At the heart of Bambara mythology is the supreme deity Maa Ngala, also known as Ngala or N'gala. Maa Ngala is the creator of the universe and the source of all nyama. Although he is considered distant and not directly involved in human affairs, he is revered as the ultimate power governing the world.

The Bambara pantheon also includes a host of lesser deities, known as dyow, who are responsible for various aspects of the natural world and human society. Key among these are:

  • Faro: The god of water and the word, Faro is the son of Maa Ngala and is said to have created the first human couple. He is often associated with rivers, rain, and life-giving properties, as well as the establishment of social order and harmony.

  • Pemba and Farro: According to Bambara mythology, Pemba and Farro are the first humans created by Faro. Pemba is considered the ancestor of blacksmiths, while Farro is associated with farmers. Their respective roles represent the complementary nature of agriculture and metalwork, two essential aspects of Bambara society.

  • Chi Wara: A mythical creature, Chi Wara is half-human and half-antelope, symbolizing agriculture and the earth's fertility. Representing the spirit of farming, Chi Wara is believed to have taught the Bambara people how to cultivate the land.

Rituals and Practices

Bambara religious practices are closely tied to their agricultural lifestyle and often involve rituals to ensure good harvests and overall prosperity. These rituals include:

  • Chi Wara Dance: This traditional dance is performed using intricate masks that represent the mythical Chi Wara. Dancers reenact the story of Chi Wara teaching the people how to farm, with the aim of honoring the spirit and promoting fertility and abundance in the community.

  • The Gwan Ceremony: This annual event takes place at the end of the dry season and is dedicated to the god of water, Faro. Participants gather near a river, where they offer sacrifices and prayers, imploring Faro to bring rain and restore life to the parched land.

  • The Komo Society: This secret society, dedicated to the spirits called komo, is responsible for maintaining social order and preserving the community's spiritual well-being. The Komo Society performs rituals and ceremonies to protect the village from evil forces, harness the power of nyama, and enforce moral codes.

Unique Beliefs

One of the most distinctive aspects of Bambara beliefs is the concept of nyama, which is central to their understanding of the world. Nyama is a force present in all things, both animate and inanimate, and is responsible for life, death, and spiritual power. A person's nyama can be affected by their actions and moral choices, and mastering one's nyama is considered a significant part of personal and spiritual growth.

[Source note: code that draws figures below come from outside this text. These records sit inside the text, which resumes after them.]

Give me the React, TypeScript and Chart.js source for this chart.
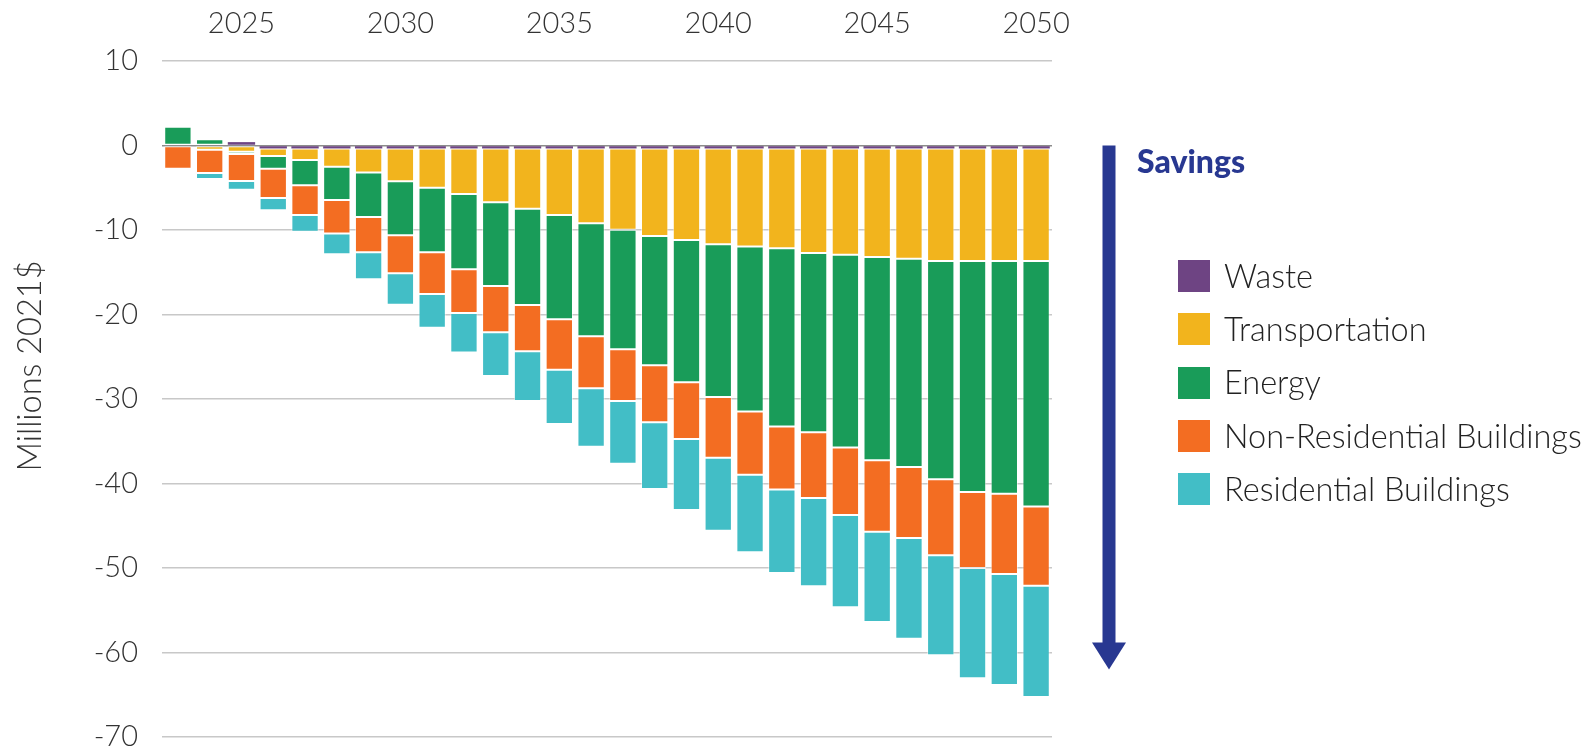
import React, { useEffect, useRef } from "react";
import { Chart, registerables } from "chart.js";

Chart.register(...registerables);

// Years shown as stacked bars (one bar per year)
const years = [
  "2023", "2024", "2025", "2026", "2027", "2028", "2029", "2030", "2031", "2032",
  "2033", "2034", "2035", "2036", "2037", "2038", "2039", "2040", "2041", "2042",
  "2043", "2044", "2045", "2046", "2047", "2048", "2049", "2050",
];

// Annual cost (negative = savings), millions 2021$
const waste = [
  0, 0, 0.4, -0.35, -0.35, -0.35, -0.35, -0.35, -0.35, -0.35,
  -0.35, -0.35, -0.35, -0.35, -0.35, -0.35, -0.35, -0.35, -0.35, -0.35,
  -0.35, -0.35, -0.35, -0.35, -0.35, -0.35, -0.35, -0.35,
];
const transportation = [
  0, -0.5, -0.73, -0.9, -1.37, -2.15, -2.86, -3.89, -4.64, -5.39,
  -6.38, -7.13, -7.87, -8.86, -9.61, -10.36, -10.83, -11.35, -11.6, -11.81,
  -12.37, -12.58, -12.84, -13.06, -13.32, -13.32, -13.32, -13.32,
];
const energy = [
  2.23, 0.73, -0.27, -1.49, -2.99, -3.95, -5.25, -6.39, -7.65, -8.9,
  -9.9, -11.4, -12.35, -13.37, -14.16, -15.31, -16.85, -18.06, -19.52, -21.09,
  -21.22, -22.82, -24.07, -24.63, -25.83, -27.33, -27.55, -29.05,
];
const nonResidential = [
  -2.74, -2.75, -3.2, -3.46, -3.51, -3.95, -4.18, -4.5, -4.93, -5.18,
  -5.48, -5.48, -5.96, -6.16, -6.12, -6.74, -6.7, -7.18, -7.48, -7.47,
  -7.77, -7.99, -8.46, -8.41, -8.98, -8.99, -9.5, -9.38,
];
const residential = [
  0.2, -0.71, -1.03, -1.47, -1.98, -2.48, -3.2, -3.71, -3.99, -4.69,
  -5.17, -5.88, -6.43, -6.9, -7.41, -7.89, -8.41, -8.64, -9.19, -9.88,
  -10.44, -10.91, -10.66, -11.91, -11.86, -13.07, -13.12, -13.17,
];

const seriesNames = [
  "Waste",
  "Transportation",
  "Energy",
  "Non-Residential Buildings",
  "Residential Buildings",
];
const seriesColors = ["#6E4483", "#F2B41D", "#199C59", "#F36D22", "#42BEC6"];

const yMin = -70;
const yMax = 10;
const yStep = 10;
const yTitle = "Millions 2021$";
const savingsLabel = "Savings";
const savingsArrowEnd = -62;

const FONT = "Lato, 'Open Sans', 'Noto Sans', sans-serif";
const TEXT = "#333333";
const NAVY = "#283891";

const W = 1591;
const H = 748;

// Y title and the downward "savings" arrow beside the plot
const decorations = {
  id: "decorations",
  afterDraw(chart: any) {
    const { ctx, chartArea, scales } = chart;
    const y = scales.y;
    ctx.save();

    // rotated axis title
    ctx.fillStyle = TEXT;
    ctx.font = `300 32.5px ${FONT}`;
    ctx.textAlign = "center";
    ctx.textBaseline = "middle";
    ctx.translate(31, 366);
    ctx.rotate(-Math.PI / 2);
    ctx.fillText(yTitle, 0, 0);
    ctx.setTransform(1, 0, 0, 1, 0, 0);

    // arrow
    const cx = chartArea.right + 57;
    const top = y.getPixelForValue(0);
    const tip = y.getPixelForValue(savingsArrowEnd);
    const headH = 27;
    const shaftW = 13;
    const headW = 34;
    ctx.fillStyle = NAVY;
    ctx.fillRect(cx - shaftW / 2, top, shaftW, tip - headH - top + 1);
    ctx.beginPath();
    ctx.moveTo(cx - headW / 2, tip - headH);
    ctx.lineTo(cx + headW / 2, tip - headH);
    ctx.lineTo(cx, tip);
    ctx.closePath();
    ctx.fill();
    ctx.restore();
  },
};

export default function App() {
  const canvasRef = useRef<HTMLCanvasElement | null>(null);

  useEffect(() => {
    if (!canvasRef.current) return;
    const seriesValues = [waste, transportation, energy, nonResidential, residential];
    const chart = new Chart(canvasRef.current, {
      type: "bar",
      data: {
        labels: years,
        datasets: seriesNames.map((name, i) => ({
          label: name,
          data: seriesValues[i],
          backgroundColor: seriesColors[i],
          borderColor: "rgba(255,255,255,0.5)",
          borderWidth: i === 0 ? 0 : 1,
          borderSkipped: false,
          barPercentage: 0.86,
          categoryPercentage: 1.0,
        })),
      },
      options: {
        responsive: false,
        animation: false,
        layout: { padding: { left: 0, right: W - 1052, top: 0, bottom: H - 737 } },
        plugins: {
          legend: { display: false },
          tooltip: { enabled: false },
        },
        scales: {
          x: {
            position: "top",
            stacked: true,
            grid: { display: false, drawTicks: false },
            border: { display: false },
            ticks: {
              autoSkip: false,
              maxRotation: 0,
              padding: 20,
              color: TEXT,
              font: { family: FONT, size: 29, weight: "300" as any },
              callback: (_v: any, i: number) =>
                Number(years[i]) % 5 === 0 ? years[i] : "",
            },
            afterFit: (scale: any) => {
              scale.height = 61;
            },
          },
          y: {
            stacked: true,
            min: yMin,
            max: yMax,
            grid: {
              drawTicks: false,
              lineWidth: 1.5,
              color: (c: any) => (c.tick && c.tick.value === 0 ? "#8c8c8c" : "#c8c8c8"),
            },
            border: { display: false },
            ticks: {
              stepSize: yStep,
              padding: 24,
              color: TEXT,
              font: { family: FONT, size: 29, weight: "300" as any },
            },
            afterFit: (scale: any) => {
              scale.width = 162;
              scale.paddingTop = 0;
              scale.paddingBottom = 0;
            },
          },
        },
      },
      plugins: [decorations],
    });
    return () => chart.destroy();
  }, []);

  return (
    <div
      style={{
        position: "fixed",
        left: 0,
        top: 0,
        width: W,
        height: H,
        background: "#ffffff",
        overflow: "hidden",
      }}
    >
      <canvas
        ref={canvasRef}
        width={W}
        height={H}
        style={{ width: W, height: H, display: "block" }}
      />
      <div
        style={{
          position: "absolute",
          left: 1137,
          top: 145,
          fontFamily: FONT,
          fontWeight: 900,
          fontSize: 32,
          lineHeight: 1,
          color: NAVY,
          whiteSpace: "nowrap",
        }}
      >
        {savingsLabel}
      </div>
      <div
        style={{
          position: "absolute",
          left: 1178,
          top: 260,
          display: "flex",
          flexDirection: "column",
          gap: 21.25,
        }}
      >
        {seriesNames.map((name, i) => (
          <div key={name} style={{ display: "flex", alignItems: "center", height: 32 }}>
            <div style={{ width: 32, height: 32, background: seriesColors[i], flex: "none" }} />
            <div
              style={{
                marginLeft: 14,
                fontFamily: FONT,
                fontWeight: 300,
                fontSize: 32.5,
                lineHeight: 1,
                color: "#222222",
                whiteSpace: "nowrap",
              }}
            >
              {name}
            </div>
          </div>
        ))}
      </div>
    </div>
  );
}
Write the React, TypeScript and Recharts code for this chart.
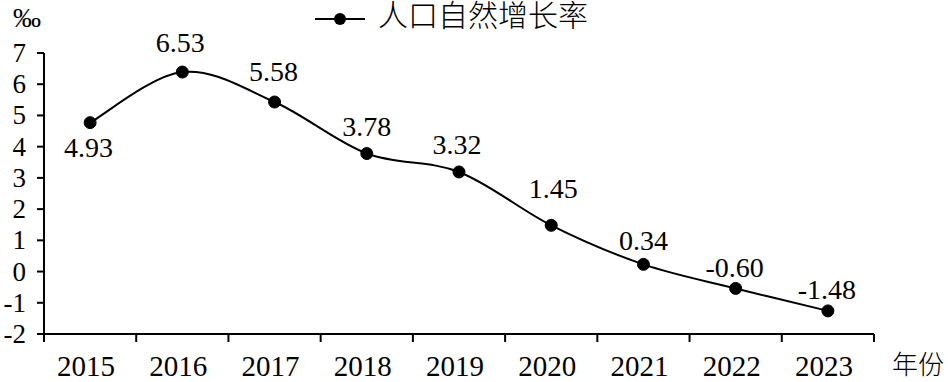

In Bambara society, certain individuals are believed to have the ability to manipulate nyama, such as blacksmiths, who are seen as powerful figures due to their unique skills in metalworking. Blacksmiths are thought to possess a higher level of nyama, allowing them to transform raw materials into useful tools and weapons. Additionally, they often hold important roles in religious ceremonies and rituals, further highlighting their revered status.

Another noteworthy belief is the Bambara people's connection to the spirit world through the use of masks and other ritualistic objects. Masks play an essential role in Bambara ceremonies, acting as vessels for spirits or representing mythical beings, such as Chi Wara. By donning these masks, performers can channel the power of these spirits and connect with the spiritual realm, often for the benefit of the community.